- _AVAILABLE DATA_:

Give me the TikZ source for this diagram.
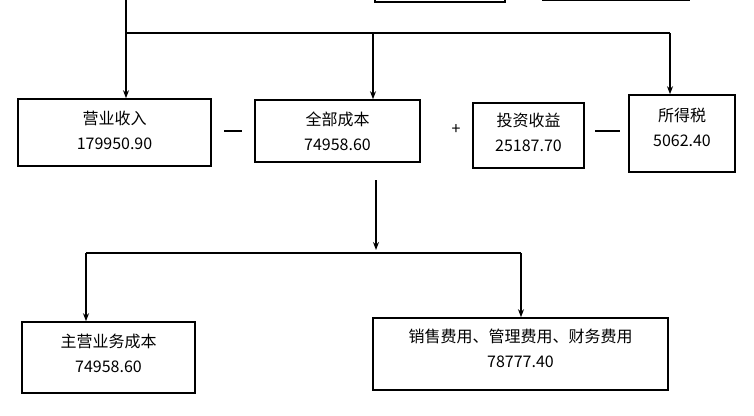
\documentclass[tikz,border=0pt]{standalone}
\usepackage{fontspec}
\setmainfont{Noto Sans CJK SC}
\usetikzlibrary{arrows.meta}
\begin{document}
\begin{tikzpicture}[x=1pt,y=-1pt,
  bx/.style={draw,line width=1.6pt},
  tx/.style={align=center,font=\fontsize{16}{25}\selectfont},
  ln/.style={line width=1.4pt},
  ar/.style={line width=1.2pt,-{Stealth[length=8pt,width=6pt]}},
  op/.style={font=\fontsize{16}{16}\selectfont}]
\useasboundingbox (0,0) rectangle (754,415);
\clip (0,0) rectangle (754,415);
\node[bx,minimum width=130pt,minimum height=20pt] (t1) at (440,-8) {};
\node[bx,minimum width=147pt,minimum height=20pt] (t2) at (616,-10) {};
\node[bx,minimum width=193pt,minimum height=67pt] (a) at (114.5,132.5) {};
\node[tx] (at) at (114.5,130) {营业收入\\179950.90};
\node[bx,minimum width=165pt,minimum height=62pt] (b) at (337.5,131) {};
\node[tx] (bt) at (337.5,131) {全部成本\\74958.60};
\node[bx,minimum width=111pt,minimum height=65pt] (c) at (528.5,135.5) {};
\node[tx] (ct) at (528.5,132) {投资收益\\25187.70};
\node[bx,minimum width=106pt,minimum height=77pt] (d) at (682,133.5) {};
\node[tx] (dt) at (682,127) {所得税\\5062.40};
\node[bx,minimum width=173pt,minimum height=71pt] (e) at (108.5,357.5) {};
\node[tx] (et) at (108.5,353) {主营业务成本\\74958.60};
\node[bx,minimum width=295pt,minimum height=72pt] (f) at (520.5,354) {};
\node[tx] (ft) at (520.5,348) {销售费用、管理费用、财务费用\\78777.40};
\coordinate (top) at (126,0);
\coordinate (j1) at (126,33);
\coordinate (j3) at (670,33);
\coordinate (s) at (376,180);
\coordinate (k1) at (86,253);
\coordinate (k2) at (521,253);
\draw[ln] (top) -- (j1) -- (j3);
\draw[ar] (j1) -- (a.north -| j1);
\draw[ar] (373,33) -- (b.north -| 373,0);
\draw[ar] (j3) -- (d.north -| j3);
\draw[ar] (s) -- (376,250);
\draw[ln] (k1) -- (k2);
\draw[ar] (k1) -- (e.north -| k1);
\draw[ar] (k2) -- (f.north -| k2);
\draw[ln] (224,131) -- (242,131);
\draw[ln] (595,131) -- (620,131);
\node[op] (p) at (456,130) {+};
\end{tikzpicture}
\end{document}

- _REQUIRED WORK_: Your task is an exact transcription of all the data, minus the pictures.

- _EXERCISE RESPONSE_:
Give me the TikZ source for this diagram.
\documentclass[tikz,border=0pt]{standalone}
\usepackage{fontspec}
\setmainfont{Noto Sans CJK SC}
\usetikzlibrary{arrows.meta}
\begin{document}
\begin{tikzpicture}[x=1pt,y=-1pt,
  bx/.style={draw,line width=1.6pt},
  tx/.style={align=center,font=\fontsize{16}{25}\selectfont},
  ln/.style={line width=1.4pt},
  ar/.style={line width=1.2pt,-{Stealth[length=8pt,width=6pt]}},
  op/.style={font=\fontsize{16}{16}\selectfont}]
\useasboundingbox (0,0) rectangle (754,415);
\clip (0,0) rectangle (754,415);
\node[bx,minimum width=130pt,minimum height=20pt] (t1) at (440,-8) {};
\node[bx,minimum width=147pt,minimum height=20pt] (t2) at (616,-10) {};
\node[bx,minimum width=193pt,minimum height=67pt] (a) at (114.5,132.5) {};
\node[tx] (at) at (114.5,130) {营业收入\\179950.90};
\node[bx,minimum width=165pt,minimum height=62pt] (b) at (337.5,131) {};
\node[tx] (bt) at (337.5,131) {全部成本\\74958.60};
\node[bx,minimum width=111pt,minimum height=65pt] (c) at (528.5,135.5) {};
\node[tx] (ct) at (528.5,132) {投资收益\\25187.70};
\node[bx,minimum width=106pt,minimum height=77pt] (d) at (682,133.5) {};
\node[tx] (dt) at (682,127) {所得税\\5062.40};
\node[bx,minimum width=173pt,minimum height=71pt] (e) at (108.5,357.5) {};
\node[tx] (et) at (108.5,353) {主营业务成本\\74958.60};
\node[bx,minimum width=295pt,minimum height=72pt] (f) at (520.5,354) {};
\node[tx] (ft) at (520.5,348) {销售费用、管理费用、财务费用\\78777.40};
\coordinate (top) at (126,0);
\coordinate (j1) at (126,33);
\coordinate (j3) at (670,33);
\coordinate (s) at (376,180);
\coordinate (k1) at (86,253);
\coordinate (k2) at (521,253);
\draw[ln] (top) -- (j1) -- (j3);
\draw[ar] (j1) -- (a.north -| j1);
\draw[ar] (373,33) -- (b.north -| 373,0);
\draw[ar] (j3) -- (d.north -| j3);
\draw[ar] (s) -- (376,250);
\draw[ln] (k1) -- (k2);
\draw[ar] (k1) -- (e.north -| k1);
\draw[ar] (k2) -- (f.north -| k2);
\draw[ln] (224,131) -- (242,131);
\draw[ln] (595,131) -- (620,131);
\node[op] (p) at (456,130) {+};
\end{tikzpicture}
\end{document}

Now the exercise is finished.